Stated goal
Output the data exactly, with every line intact.

Recorded information
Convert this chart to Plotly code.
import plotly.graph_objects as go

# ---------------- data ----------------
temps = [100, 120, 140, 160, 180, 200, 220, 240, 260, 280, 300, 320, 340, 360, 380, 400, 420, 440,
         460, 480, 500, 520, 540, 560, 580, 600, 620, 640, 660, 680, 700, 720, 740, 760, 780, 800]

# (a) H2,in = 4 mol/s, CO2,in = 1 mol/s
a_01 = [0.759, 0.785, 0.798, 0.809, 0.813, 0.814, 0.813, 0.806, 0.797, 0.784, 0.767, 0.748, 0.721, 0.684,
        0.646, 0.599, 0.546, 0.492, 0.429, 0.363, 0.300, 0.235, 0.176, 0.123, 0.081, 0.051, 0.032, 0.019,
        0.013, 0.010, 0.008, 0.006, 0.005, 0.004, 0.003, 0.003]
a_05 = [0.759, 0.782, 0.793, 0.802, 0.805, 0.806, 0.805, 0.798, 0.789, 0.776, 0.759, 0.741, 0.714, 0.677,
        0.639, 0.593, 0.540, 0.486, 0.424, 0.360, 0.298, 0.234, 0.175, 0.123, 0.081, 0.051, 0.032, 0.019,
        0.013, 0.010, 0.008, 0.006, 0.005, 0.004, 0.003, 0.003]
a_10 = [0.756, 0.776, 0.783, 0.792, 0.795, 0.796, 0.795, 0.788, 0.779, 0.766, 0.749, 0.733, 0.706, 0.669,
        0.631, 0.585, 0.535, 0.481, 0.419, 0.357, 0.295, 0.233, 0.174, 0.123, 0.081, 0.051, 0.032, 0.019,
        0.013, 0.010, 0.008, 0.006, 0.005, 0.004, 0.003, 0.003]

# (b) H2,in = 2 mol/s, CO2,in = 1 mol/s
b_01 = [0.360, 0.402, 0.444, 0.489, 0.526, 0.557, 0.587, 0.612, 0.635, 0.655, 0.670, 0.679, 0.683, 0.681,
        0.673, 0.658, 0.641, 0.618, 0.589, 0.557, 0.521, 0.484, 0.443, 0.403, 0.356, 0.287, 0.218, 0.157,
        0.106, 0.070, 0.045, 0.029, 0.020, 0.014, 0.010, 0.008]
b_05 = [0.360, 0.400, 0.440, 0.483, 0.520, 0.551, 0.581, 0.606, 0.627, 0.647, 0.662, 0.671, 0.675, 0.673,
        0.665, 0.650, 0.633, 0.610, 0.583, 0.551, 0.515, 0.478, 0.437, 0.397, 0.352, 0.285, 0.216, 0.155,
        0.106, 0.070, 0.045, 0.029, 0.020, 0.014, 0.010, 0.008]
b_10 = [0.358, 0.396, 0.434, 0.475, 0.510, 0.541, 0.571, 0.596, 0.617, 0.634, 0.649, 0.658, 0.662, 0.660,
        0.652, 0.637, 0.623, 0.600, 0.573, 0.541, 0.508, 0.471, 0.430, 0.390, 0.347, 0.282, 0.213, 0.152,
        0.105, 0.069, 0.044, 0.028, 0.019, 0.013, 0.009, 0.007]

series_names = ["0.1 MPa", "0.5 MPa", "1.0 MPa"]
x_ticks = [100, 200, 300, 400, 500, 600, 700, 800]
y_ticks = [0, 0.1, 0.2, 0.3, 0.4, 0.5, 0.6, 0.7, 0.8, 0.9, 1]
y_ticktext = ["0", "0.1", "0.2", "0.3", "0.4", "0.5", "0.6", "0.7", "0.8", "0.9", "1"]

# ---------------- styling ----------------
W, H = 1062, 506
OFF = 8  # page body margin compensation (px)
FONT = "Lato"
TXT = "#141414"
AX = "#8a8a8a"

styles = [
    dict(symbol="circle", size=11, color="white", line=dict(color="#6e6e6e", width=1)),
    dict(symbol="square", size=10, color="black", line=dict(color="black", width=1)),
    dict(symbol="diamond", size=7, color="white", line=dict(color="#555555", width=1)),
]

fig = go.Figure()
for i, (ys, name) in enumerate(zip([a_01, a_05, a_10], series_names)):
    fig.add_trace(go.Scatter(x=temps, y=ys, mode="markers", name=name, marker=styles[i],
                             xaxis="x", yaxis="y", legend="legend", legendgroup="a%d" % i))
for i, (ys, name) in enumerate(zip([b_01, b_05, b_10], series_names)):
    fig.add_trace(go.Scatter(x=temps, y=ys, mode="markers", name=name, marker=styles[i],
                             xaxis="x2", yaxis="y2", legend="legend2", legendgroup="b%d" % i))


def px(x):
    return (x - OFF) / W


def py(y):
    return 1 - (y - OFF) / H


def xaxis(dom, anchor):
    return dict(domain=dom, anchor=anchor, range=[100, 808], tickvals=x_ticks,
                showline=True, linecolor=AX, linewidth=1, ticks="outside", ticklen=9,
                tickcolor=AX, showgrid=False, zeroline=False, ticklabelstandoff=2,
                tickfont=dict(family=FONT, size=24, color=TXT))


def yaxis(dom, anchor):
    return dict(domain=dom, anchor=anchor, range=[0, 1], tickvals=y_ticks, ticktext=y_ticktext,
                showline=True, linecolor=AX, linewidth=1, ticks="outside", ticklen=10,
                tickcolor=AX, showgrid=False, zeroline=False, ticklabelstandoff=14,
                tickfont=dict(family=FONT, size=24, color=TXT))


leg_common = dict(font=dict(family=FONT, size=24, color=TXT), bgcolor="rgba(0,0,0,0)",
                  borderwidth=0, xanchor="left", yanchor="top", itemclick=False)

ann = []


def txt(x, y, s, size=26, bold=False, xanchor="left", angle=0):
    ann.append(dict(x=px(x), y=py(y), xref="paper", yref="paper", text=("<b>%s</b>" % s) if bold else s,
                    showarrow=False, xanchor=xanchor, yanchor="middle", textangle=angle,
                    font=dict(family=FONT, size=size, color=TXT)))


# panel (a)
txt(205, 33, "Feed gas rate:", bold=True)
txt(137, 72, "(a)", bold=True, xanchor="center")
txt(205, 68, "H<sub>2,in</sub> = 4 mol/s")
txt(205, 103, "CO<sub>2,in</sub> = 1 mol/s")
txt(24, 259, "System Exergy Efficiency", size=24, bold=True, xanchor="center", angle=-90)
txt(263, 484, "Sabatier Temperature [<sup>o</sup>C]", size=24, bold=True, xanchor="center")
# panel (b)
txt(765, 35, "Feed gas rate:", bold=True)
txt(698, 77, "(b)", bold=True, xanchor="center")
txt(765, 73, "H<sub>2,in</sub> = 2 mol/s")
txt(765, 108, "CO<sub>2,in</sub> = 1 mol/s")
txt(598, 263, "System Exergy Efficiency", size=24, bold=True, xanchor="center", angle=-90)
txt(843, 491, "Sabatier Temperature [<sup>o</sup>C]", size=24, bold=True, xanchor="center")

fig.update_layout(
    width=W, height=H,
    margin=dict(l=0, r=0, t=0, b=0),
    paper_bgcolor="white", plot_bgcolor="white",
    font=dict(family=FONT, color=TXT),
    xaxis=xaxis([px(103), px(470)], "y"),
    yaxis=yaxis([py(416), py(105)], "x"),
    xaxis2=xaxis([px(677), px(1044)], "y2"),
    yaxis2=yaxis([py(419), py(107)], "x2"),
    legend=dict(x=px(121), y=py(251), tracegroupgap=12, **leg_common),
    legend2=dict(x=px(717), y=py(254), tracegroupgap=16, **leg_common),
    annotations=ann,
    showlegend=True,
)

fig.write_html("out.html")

Full solution
Convert this chart to Plotly code.
import plotly.graph_objects as go

# ---------------- data ----------------
temps = [100, 120, 140, 160, 180, 200, 220, 240, 260, 280, 300, 320, 340, 360, 380, 400, 420, 440,
         460, 480, 500, 520, 540, 560, 580, 600, 620, 640, 660, 680, 700, 720, 740, 760, 780, 800]

# (a) H2,in = 4 mol/s, CO2,in = 1 mol/s
a_01 = [0.759, 0.785, 0.798, 0.809, 0.813, 0.814, 0.813, 0.806, 0.797, 0.784, 0.767, 0.748, 0.721, 0.684,
        0.646, 0.599, 0.546, 0.492, 0.429, 0.363, 0.300, 0.235, 0.176, 0.123, 0.081, 0.051, 0.032, 0.019,
        0.013, 0.010, 0.008, 0.006, 0.005, 0.004, 0.003, 0.003]
a_05 = [0.759, 0.782, 0.793, 0.802, 0.805, 0.806, 0.805, 0.798, 0.789, 0.776, 0.759, 0.741, 0.714, 0.677,
        0.639, 0.593, 0.540, 0.486, 0.424, 0.360, 0.298, 0.234, 0.175, 0.123, 0.081, 0.051, 0.032, 0.019,
        0.013, 0.010, 0.008, 0.006, 0.005, 0.004, 0.003, 0.003]
a_10 = [0.756, 0.776, 0.783, 0.792, 0.795, 0.796, 0.795, 0.788, 0.779, 0.766, 0.749, 0.733, 0.706, 0.669,
        0.631, 0.585, 0.535, 0.481, 0.419, 0.357, 0.295, 0.233, 0.174, 0.123, 0.081, 0.051, 0.032, 0.019,
        0.013, 0.010, 0.008, 0.006, 0.005, 0.004, 0.003, 0.003]

# (b) H2,in = 2 mol/s, CO2,in = 1 mol/s
b_01 = [0.360, 0.402, 0.444, 0.489, 0.526, 0.557, 0.587, 0.612, 0.635, 0.655, 0.670, 0.679, 0.683, 0.681,
        0.673, 0.658, 0.641, 0.618, 0.589, 0.557, 0.521, 0.484, 0.443, 0.403, 0.356, 0.287, 0.218, 0.157,
        0.106, 0.070, 0.045, 0.029, 0.020, 0.014, 0.010, 0.008]
b_05 = [0.360, 0.400, 0.440, 0.483, 0.520, 0.551, 0.581, 0.606, 0.627, 0.647, 0.662, 0.671, 0.675, 0.673,
        0.665, 0.650, 0.633, 0.610, 0.583, 0.551, 0.515, 0.478, 0.437, 0.397, 0.352, 0.285, 0.216, 0.155,
        0.106, 0.070, 0.045, 0.029, 0.020, 0.014, 0.010, 0.008]
b_10 = [0.358, 0.396, 0.434, 0.475, 0.510, 0.541, 0.571, 0.596, 0.617, 0.634, 0.649, 0.658, 0.662, 0.660,
        0.652, 0.637, 0.623, 0.600, 0.573, 0.541, 0.508, 0.471, 0.430, 0.390, 0.347, 0.282, 0.213, 0.152,
        0.105, 0.069, 0.044, 0.028, 0.019, 0.013, 0.009, 0.007]

series_names = ["0.1 MPa", "0.5 MPa", "1.0 MPa"]
x_ticks = [100, 200, 300, 400, 500, 600, 700, 800]
y_ticks = [0, 0.1, 0.2, 0.3, 0.4, 0.5, 0.6, 0.7, 0.8, 0.9, 1]
y_ticktext = ["0", "0.1", "0.2", "0.3", "0.4", "0.5", "0.6", "0.7", "0.8", "0.9", "1"]

# ---------------- styling ----------------
W, H = 1062, 506
OFF = 8  # page body margin compensation (px)
FONT = "Lato"
TXT = "#141414"
AX = "#8a8a8a"

styles = [
    dict(symbol="circle", size=11, color="white", line=dict(color="#6e6e6e", width=1)),
    dict(symbol="square", size=10, color="black", line=dict(color="black", width=1)),
    dict(symbol="diamond", size=7, color="white", line=dict(color="#555555", width=1)),
]

fig = go.Figure()
for i, (ys, name) in enumerate(zip([a_01, a_05, a_10], series_names)):
    fig.add_trace(go.Scatter(x=temps, y=ys, mode="markers", name=name, marker=styles[i],
                             xaxis="x", yaxis="y", legend="legend", legendgroup="a%d" % i))
for i, (ys, name) in enumerate(zip([b_01, b_05, b_10], series_names)):
    fig.add_trace(go.Scatter(x=temps, y=ys, mode="markers", name=name, marker=styles[i],
                             xaxis="x2", yaxis="y2", legend="legend2", legendgroup="b%d" % i))


def px(x):
    return (x - OFF) / W


def py(y):
    return 1 - (y - OFF) / H


def xaxis(dom, anchor):
    return dict(domain=dom, anchor=anchor, range=[100, 808], tickvals=x_ticks,
                showline=True, linecolor=AX, linewidth=1, ticks="outside", ticklen=9,
                tickcolor=AX, showgrid=False, zeroline=False, ticklabelstandoff=2,
                tickfont=dict(family=FONT, size=24, color=TXT))


def yaxis(dom, anchor):
    return dict(domain=dom, anchor=anchor, range=[0, 1], tickvals=y_ticks, ticktext=y_ticktext,
                showline=True, linecolor=AX, linewidth=1, ticks="outside", ticklen=10,
                tickcolor=AX, showgrid=False, zeroline=False, ticklabelstandoff=14,
                tickfont=dict(family=FONT, size=24, color=TXT))


leg_common = dict(font=dict(family=FONT, size=24, color=TXT), bgcolor="rgba(0,0,0,0)",
                  borderwidth=0, xanchor="left", yanchor="top", itemclick=False)

ann = []


def txt(x, y, s, size=26, bold=False, xanchor="left", angle=0):
    ann.append(dict(x=px(x), y=py(y), xref="paper", yref="paper", text=("<b>%s</b>" % s) if bold else s,
                    showarrow=False, xanchor=xanchor, yanchor="middle", textangle=angle,
                    font=dict(family=FONT, size=size, color=TXT)))


# panel (a)
txt(205, 33, "Feed gas rate:", bold=True)
txt(137, 72, "(a)", bold=True, xanchor="center")
txt(205, 68, "H<sub>2,in</sub> = 4 mol/s")
txt(205, 103, "CO<sub>2,in</sub> = 1 mol/s")
txt(24, 259, "System Exergy Efficiency", size=24, bold=True, xanchor="center", angle=-90)
txt(263, 484, "Sabatier Temperature [<sup>o</sup>C]", size=24, bold=True, xanchor="center")
# panel (b)
txt(765, 35, "Feed gas rate:", bold=True)
txt(698, 77, "(b)", bold=True, xanchor="center")
txt(765, 73, "H<sub>2,in</sub> = 2 mol/s")
txt(765, 108, "CO<sub>2,in</sub> = 1 mol/s")
txt(598, 263, "System Exergy Efficiency", size=24, bold=True, xanchor="center", angle=-90)
txt(843, 491, "Sabatier Temperature [<sup>o</sup>C]", size=24, bold=True, xanchor="center")

fig.update_layout(
    width=W, height=H,
    margin=dict(l=0, r=0, t=0, b=0),
    paper_bgcolor="white", plot_bgcolor="white",
    font=dict(family=FONT, color=TXT),
    xaxis=xaxis([px(103), px(470)], "y"),
    yaxis=yaxis([py(416), py(105)], "x"),
    xaxis2=xaxis([px(677), px(1044)], "y2"),
    yaxis2=yaxis([py(419), py(107)], "x2"),
    legend=dict(x=px(121), y=py(251), tracegroupgap=12, **leg_common),
    legend2=dict(x=px(717), y=py(254), tracegroupgap=16, **leg_common),
    annotations=ann,
    showlegend=True,
)

fig.write_html("out.html")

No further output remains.